The collection is divided into two parts of which the first is more symbolic, dealing with themes such as the Greek myth of Antaeus, the bog bodies of Northern Europe, Vikings, and other historical figures. The second, shorter part contains poems that deal more specifically with life in Northern Ireland during The Troubles and contains dedicatory poems to Michael McLaverty and Seamus Deane.
The title of the volume may come from a poem in the volume; however, while the manuscript drafts reveal other titles Heaney considered for the poem, no evidence exists that he ever considered a different title for the volume.
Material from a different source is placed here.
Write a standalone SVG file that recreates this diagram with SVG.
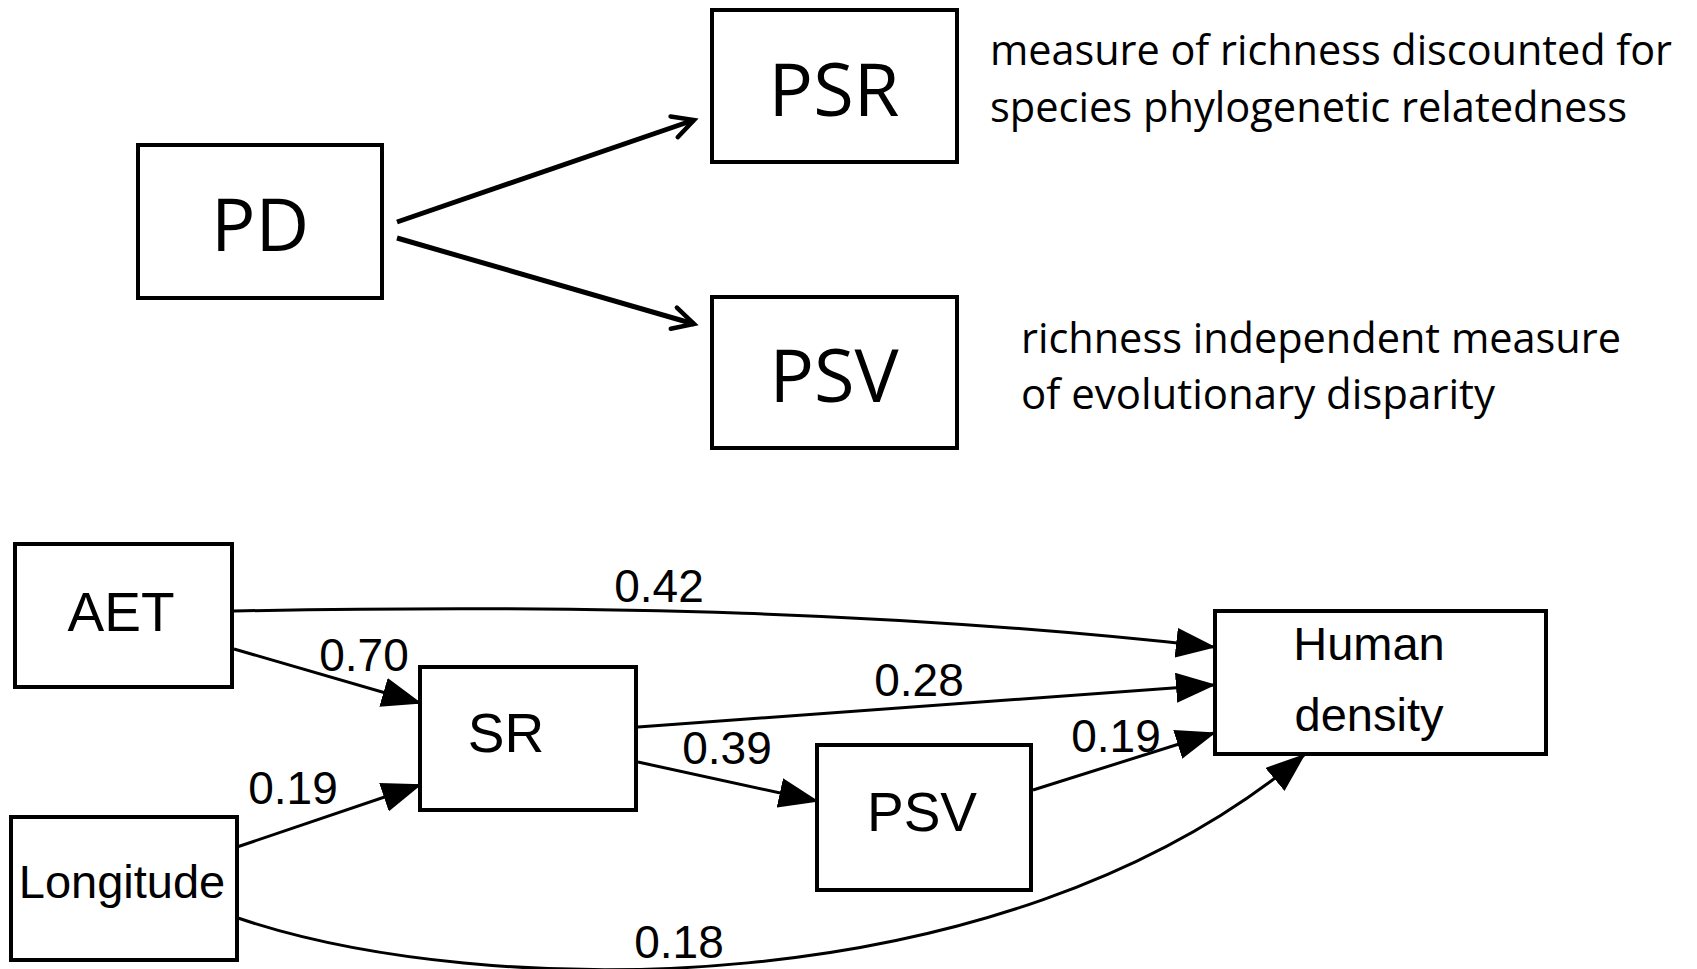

Rand Brandes writes, “North was always North”. The poem “North” invokes one of the volume’s primary symbols—the Viking raiders who invaded Ireland between 795 and 980. The volume title also suggests these northern raiders, the bog bodies found in Northern Europe, and most significantly, the North of Ireland.
Bog bodies inspire four poems in this volume: “Bog Queen,” “The Grauballe Man,” “Punishment,” and “Strange Fruit.” In his previous volume, Wintering Out, Heaney published the first of his bog-body poems, “Tollund Man.” Heaney was inspired to write these poems after reading PV Glob’s book, The Bog People, an archeological study of Iron-Age bodies discovered in the bogs of Northern Europe. In his essay “Feeling Into Words,” Heaney explains that he found this book during a time when writing poetry had shifted for him “from being simply a matter of achieving the satisfactory verbal icon to being a search for images and symbols adequate to our predicament”. The bog bodies of Glob’s book became such symbols for Heaney, who writes, “And the unforgettable photographs of these victims blended in my mind with photographs of atrocities, past and present, in the long rites of Irish political and religious struggles”. In these poems, Heaney draws connections between the past and present.